**Task requirements:** Repeat the material below exactly, with no pictures.

--

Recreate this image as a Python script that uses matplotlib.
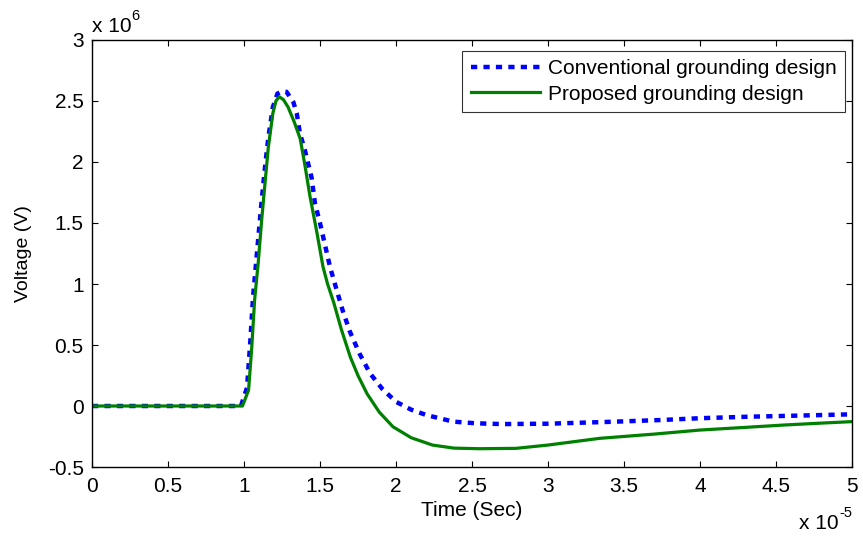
import numpy as np
import matplotlib
matplotlib.use('Agg')
import matplotlib.pyplot as plt
from matplotlib.ticker import FuncFormatter

plt.rcParams['font.family'] = ['Liberation Sans', 'DejaVu Sans']

# time in units of 1e-5 s, voltage in units of 1e6 V
t_conv = [0, 0.98, 1.02, 1.04, 1.06, 1.085, 1.11, 1.135, 1.16, 1.19, 1.22, 1.25, 1.28,
          1.325, 1.347, 1.368, 1.40, 1.445, 1.467, 1.50, 1.533, 1.566, 1.61, 1.65, 1.697,
          1.76, 1.829, 1.91, 2.0, 2.1, 2.2, 2.377, 2.53, 2.7, 3.0, 3.4, 3.74, 4.0, 4.31,
          4.6, 5.0]
v_conv = [0, 0, 0.15, 0.50, 0.90, 1.25, 1.60, 1.92, 2.20, 2.45, 2.56, 2.58, 2.575,
          2.49, 2.40, 2.235, 2.10, 1.87, 1.66, 1.50, 1.32, 1.14, 0.95, 0.78, 0.609,
          0.43, 0.268, 0.14, 0.035, -0.03, -0.074, -0.128, -0.142, -0.148, -0.145, -0.13,
          -0.115, -0.10, -0.088, -0.08, -0.068]

t_prop = [0, 0.99, 1.03, 1.05, 1.07, 1.094, 1.116, 1.14, 1.16, 1.19, 1.21, 1.232, 1.26,
          1.29, 1.33, 1.37, 1.40, 1.434, 1.48, 1.52, 1.55, 1.59, 1.64, 1.70, 1.75, 1.81,
          1.89, 1.98, 2.1, 2.24, 2.38, 2.55, 2.79, 3.0, 3.34, 3.7, 4.0, 4.3, 4.55, 4.8, 5.0]
v_prop = [0, 0, 0.13, 0.46, 0.87, 1.18, 1.52, 1.85, 2.12, 2.40, 2.50, 2.535, 2.51,
          2.45, 2.33, 2.19, 1.98, 1.72, 1.42, 1.14, 1.0, 0.85, 0.63, 0.40, 0.25, 0.10,
          -0.05, -0.17, -0.26, -0.32, -0.345, -0.35, -0.347, -0.32, -0.265, -0.23,
          -0.197, -0.175, -0.156, -0.14, -0.128]

xticks = np.arange(0, 5.01, 0.5)
yticks = np.arange(-0.5, 3.01, 0.5)

fig = plt.figure(figsize=(8.63, 5.36), dpi=100)
ax = fig.add_axes([0.1066, 0.1287, 0.8806, 0.7967])

ax.plot(np.array(t_conv) * 1e-5, np.array(v_conv) * 1e6, color=(0, 0, 1), lw=3.2,
        dashes=(1.4, 1.4), label='Conventional grounding design')
ax.plot(np.array(t_prop) * 1e-5, np.array(v_prop) * 1e6, color=(0, 0.5, 0), lw=2.3,
        label='Proposed grounding design')

ax.set_xlim(0, 5e-5)
ax.set_ylim(-0.5e6, 3e6)
ax.set_xticks(xticks * 1e-5)
ax.set_yticks(yticks * 1e6)
ax.xaxis.set_major_formatter(FuncFormatter(lambda v, p: f'{v / 1e-5:g}'))
ax.yaxis.set_major_formatter(FuncFormatter(lambda v, p: f'{v / 1e6:g}'))
ax.tick_params(direction='in', top=True, right=True, length=4.5, width=0.8, labelsize=15)
ax.tick_params(axis='x', pad=7)
ax.tick_params(axis='y', pad=6)
for s in ax.spines.values():
    s.set_linewidth(1.0)

ax.set_xlabel('Time (Sec)', fontsize=15)
ax.set_ylabel('Voltage (V)', fontsize=14)
ax.xaxis.set_label_coords(0.5, -0.08)
ax.yaxis.set_label_coords(-0.079, 0.5)

# MATLAB-style exponent labels
ax.annotate('x 10', xy=(0, 1.0187), xycoords='axes fraction', fontsize=15,
            ha='left', va='baseline')
ax.annotate('6', xy=(0, 1.0187), xycoords='axes fraction', xytext=(28.5, 8.5),
            textcoords='offset points', fontsize=10.5, ha='left', va='baseline')
ax.annotate('x 10', xy=(1, -0.145), xycoords='axes fraction', xytext=(-9.5, 0),
            textcoords='offset points', fontsize=15, ha='right', va='baseline')
ax.annotate('-5', xy=(1, -0.145), xycoords='axes fraction', xytext=(0, 8.5),
            textcoords='offset points', fontsize=10.5, ha='right', va='baseline')

leg = ax.legend(loc='upper right', bbox_to_anchor=(0.9908, 0.9742), borderaxespad=0,
                fontsize=15, frameon=True, fancybox=False, edgecolor='black',
                handlelength=3.3, handletextpad=0.4, borderpad=0.4, labelspacing=0.3)
leg.get_frame().set_linewidth(0.8)

fig.savefig('out.png', dpi=100)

--

**Solution for this task:**
Recreate this image as a Python script that uses matplotlib.
import numpy as np
import matplotlib
matplotlib.use('Agg')
import matplotlib.pyplot as plt
from matplotlib.ticker import FuncFormatter

plt.rcParams['font.family'] = ['Liberation Sans', 'DejaVu Sans']

# time in units of 1e-5 s, voltage in units of 1e6 V
t_conv = [0, 0.98, 1.02, 1.04, 1.06, 1.085, 1.11, 1.135, 1.16, 1.19, 1.22, 1.25, 1.28,
          1.325, 1.347, 1.368, 1.40, 1.445, 1.467, 1.50, 1.533, 1.566, 1.61, 1.65, 1.697,
          1.76, 1.829, 1.91, 2.0, 2.1, 2.2, 2.377, 2.53, 2.7, 3.0, 3.4, 3.74, 4.0, 4.31,
          4.6, 5.0]
v_conv = [0, 0, 0.15, 0.50, 0.90, 1.25, 1.60, 1.92, 2.20, 2.45, 2.56, 2.58, 2.575,
          2.49, 2.40, 2.235, 2.10, 1.87, 1.66, 1.50, 1.32, 1.14, 0.95, 0.78, 0.609,
          0.43, 0.268, 0.14, 0.035, -0.03, -0.074, -0.128, -0.142, -0.148, -0.145, -0.13,
          -0.115, -0.10, -0.088, -0.08, -0.068]

t_prop = [0, 0.99, 1.03, 1.05, 1.07, 1.094, 1.116, 1.14, 1.16, 1.19, 1.21, 1.232, 1.26,
          1.29, 1.33, 1.37, 1.40, 1.434, 1.48, 1.52, 1.55, 1.59, 1.64, 1.70, 1.75, 1.81,
          1.89, 1.98, 2.1, 2.24, 2.38, 2.55, 2.79, 3.0, 3.34, 3.7, 4.0, 4.3, 4.55, 4.8, 5.0]
v_prop = [0, 0, 0.13, 0.46, 0.87, 1.18, 1.52, 1.85, 2.12, 2.40, 2.50, 2.535, 2.51,
          2.45, 2.33, 2.19, 1.98, 1.72, 1.42, 1.14, 1.0, 0.85, 0.63, 0.40, 0.25, 0.10,
          -0.05, -0.17, -0.26, -0.32, -0.345, -0.35, -0.347, -0.32, -0.265, -0.23,
          -0.197, -0.175, -0.156, -0.14, -0.128]

xticks = np.arange(0, 5.01, 0.5)
yticks = np.arange(-0.5, 3.01, 0.5)

fig = plt.figure(figsize=(8.63, 5.36), dpi=100)
ax = fig.add_axes([0.1066, 0.1287, 0.8806, 0.7967])

ax.plot(np.array(t_conv) * 1e-5, np.array(v_conv) * 1e6, color=(0, 0, 1), lw=3.2,
        dashes=(1.4, 1.4), label='Conventional grounding design')
ax.plot(np.array(t_prop) * 1e-5, np.array(v_prop) * 1e6, color=(0, 0.5, 0), lw=2.3,
        label='Proposed grounding design')

ax.set_xlim(0, 5e-5)
ax.set_ylim(-0.5e6, 3e6)
ax.set_xticks(xticks * 1e-5)
ax.set_yticks(yticks * 1e6)
ax.xaxis.set_major_formatter(FuncFormatter(lambda v, p: f'{v / 1e-5:g}'))
ax.yaxis.set_major_formatter(FuncFormatter(lambda v, p: f'{v / 1e6:g}'))
ax.tick_params(direction='in', top=True, right=True, length=4.5, width=0.8, labelsize=15)
ax.tick_params(axis='x', pad=7)
ax.tick_params(axis='y', pad=6)
for s in ax.spines.values():
    s.set_linewidth(1.0)

ax.set_xlabel('Time (Sec)', fontsize=15)
ax.set_ylabel('Voltage (V)', fontsize=14)
ax.xaxis.set_label_coords(0.5, -0.08)
ax.yaxis.set_label_coords(-0.079, 0.5)

# MATLAB-style exponent labels
ax.annotate('x 10', xy=(0, 1.0187), xycoords='axes fraction', fontsize=15,
            ha='left', va='baseline')
ax.annotate('6', xy=(0, 1.0187), xycoords='axes fraction', xytext=(28.5, 8.5),
            textcoords='offset points', fontsize=10.5, ha='left', va='baseline')
ax.annotate('x 10', xy=(1, -0.145), xycoords='axes fraction', xytext=(-9.5, 0),
            textcoords='offset points', fontsize=15, ha='right', va='baseline')
ax.annotate('-5', xy=(1, -0.145), xycoords='axes fraction', xytext=(0, 8.5),
            textcoords='offset points', fontsize=10.5, ha='right', va='baseline')

leg = ax.legend(loc='upper right', bbox_to_anchor=(0.9908, 0.9742), borderaxespad=0,
                fontsize=15, frameon=True, fancybox=False, edgecolor='black',
                handlelength=3.3, handletextpad=0.4, borderpad=0.4, labelspacing=0.3)
leg.get_frame().set_linewidth(0.8)

fig.savefig('out.png', dpi=100)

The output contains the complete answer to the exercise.